Some of my dearest friends are not just vegetarians, but animal rights' vegans, which means animal products anywhere on, in, or near their persons are verboten. I admire almost to the point of envying the discipline and conviction behind such a statement and wrestle with feed lots, the unethical treatment of furred and feathered sentient beings and all the rest, but I am nowhere near as restrained to make such a choice a reality in my life. Plus, my body just does better when it can run on what it needs. And many times, that's meat.

The other night we had friends over. The kids played while the adults talked about adult things, like business time, and the funny things the kids come up with and how to respond. Things like "What does beef taste like, elk or buffalo?"

See, their kids have been raised on mostly all wild meat. But this year, they've gone halvsies on a steer from a local rancher: "Imagine, grass fed organic beef for less that $1 pound." My Venice Whole Foods-shopping friends quiver at the very idea.

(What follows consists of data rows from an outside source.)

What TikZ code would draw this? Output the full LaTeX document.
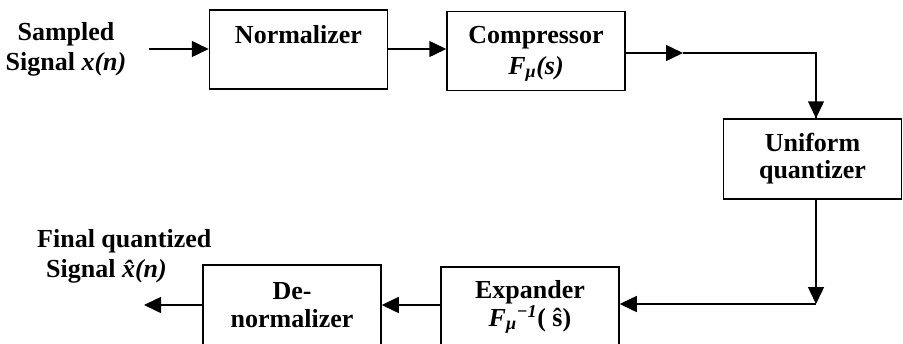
\documentclass[tikz,border=0pt]{standalone}
\usepackage{fontspec}
\setmainfont{Liberation Serif}
\usetikzlibrary{arrows.meta}
\begin{document}
\begin{tikzpicture}[x=1pt,y=-1pt,
  txt/.style={font=\fontsize{26}{30}\selectfont\bfseries, inner sep=0pt},
  box/.style={draw, line width=1.5pt, align=center, inner sep=0pt,
    minimum width=178pt, minimum height=79pt,
    font=\fontsize{26}{28}\selectfont\bfseries},
  ln/.style={line width=1.5pt},
  arr/.style={line width=1.5pt, -{Triangle[length=17pt,width=16pt]}}]
\useasboundingbox (0,0) rectangle (903,343);
\clip (0,0) rectangle (903,343);

% blocks
\node[box] (norm)  at (298.5,49.5) {Normalizer\\[-6pt]\strut};
\node[box] (comp)  at (536,51) {\rule{0pt}{23pt}Compressor\\[3pt]\textit{F}\textsubscript{\textit{μ}}\textit{(s)}};
\node[box, minimum height=80pt] (quant) at (812.5,159) {Uniform\\[-1pt]quantizer};
\node[box, minimum height=80pt] (exp)   at (530,307) {Expander\\[0pt]\textit{F}\textsubscript{\textit{μ}}\textsuperscript{\textit{−1}}( ŝ)};
\node[box, minimum height=80pt] (den)   at (292,305) {De-\\normalizer};

% labels
\node[txt, align=center] (src) at (66,49.5) {Sampled\\Signal \textit{x(n)}};
\node[txt, align=left, anchor=north west] (dst) at (37,229) {Final quantized\\\hspace{9pt}Signal \textit{x̂(n)}};

% coordinates
\coordinate (in)  at (149,49);
\coordinate (c1)  at (683,53);
\coordinate (c2)  at (816,53);
\coordinate (c3)  at (816,304);
\coordinate (out) at (144,305);

% connectors
\draw[arr] (in) -- (in -| norm.west);
\draw[arr] (norm.east |- in) -- (in -| comp.west);
\draw[arr] (comp.east |- c1) -- (c1);
\draw[ln] (c1) -- (c2) -- (c2 |- quant.north);
\draw[arr] (c2 |- quant.north) ++(0,-17) -- (c2 |- quant.north);
\draw[arr] (c2 |- quant.south) -- (c3);
\draw[arr] (c3) -- (c3 -| exp.east);
\draw[arr] (exp.west |- out) -- (out -| den.east);
\draw[arr] (den.west |- out) -- (out);
\end{tikzpicture}
\end{document}
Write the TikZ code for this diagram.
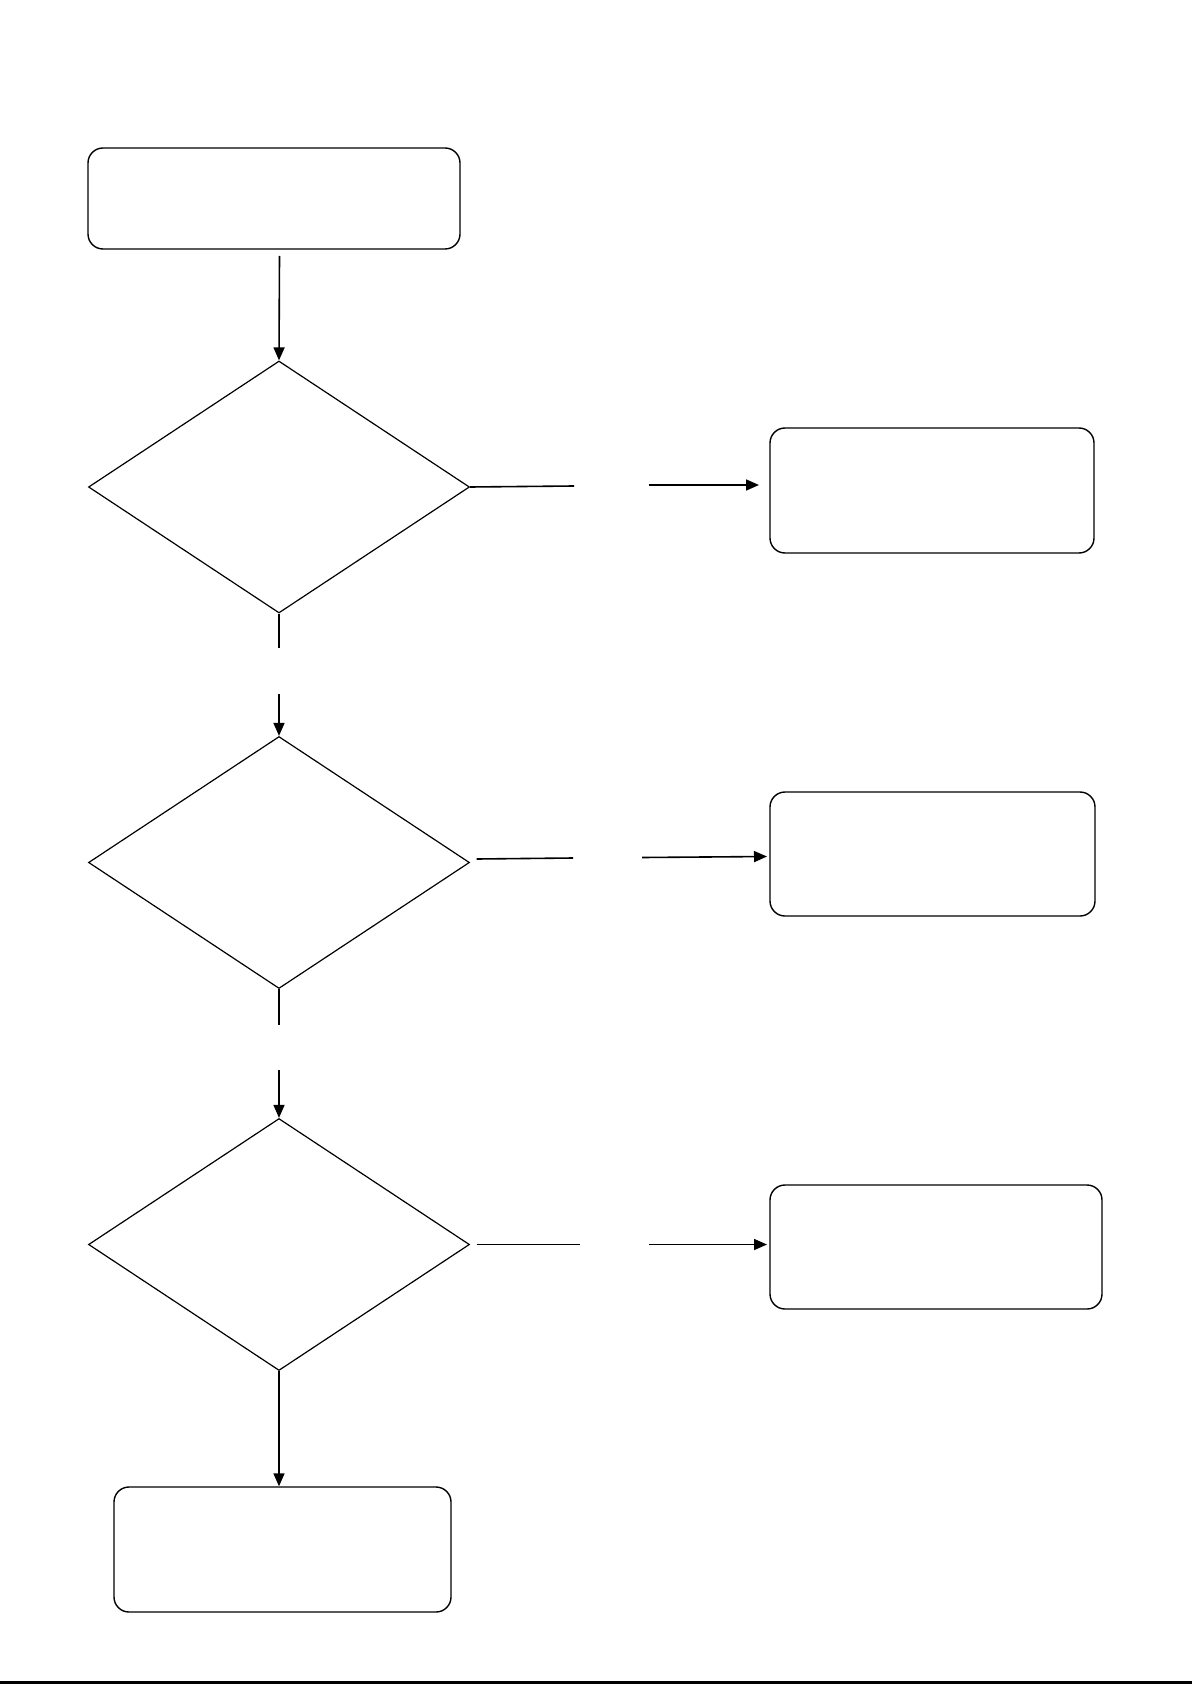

More hunting talk and I learn that another friend in common has already got her bison for this year. "She went out before dawn on opening day, called Tag-and-Drag and it's done."

That friend was 37 weeks pregnant. She had her baby ten days later. The bison isn't even processed yet.

So now we're looking for someone to go in halvsies on a steer. "$1 a pound. Even with a license, I don't think we can beat that deal," S tells me. See, he's about as excited, not to mention willing, as I am to shoot a beautiful large game animal.

Which means that now all we'll have to do is order the deep freezer.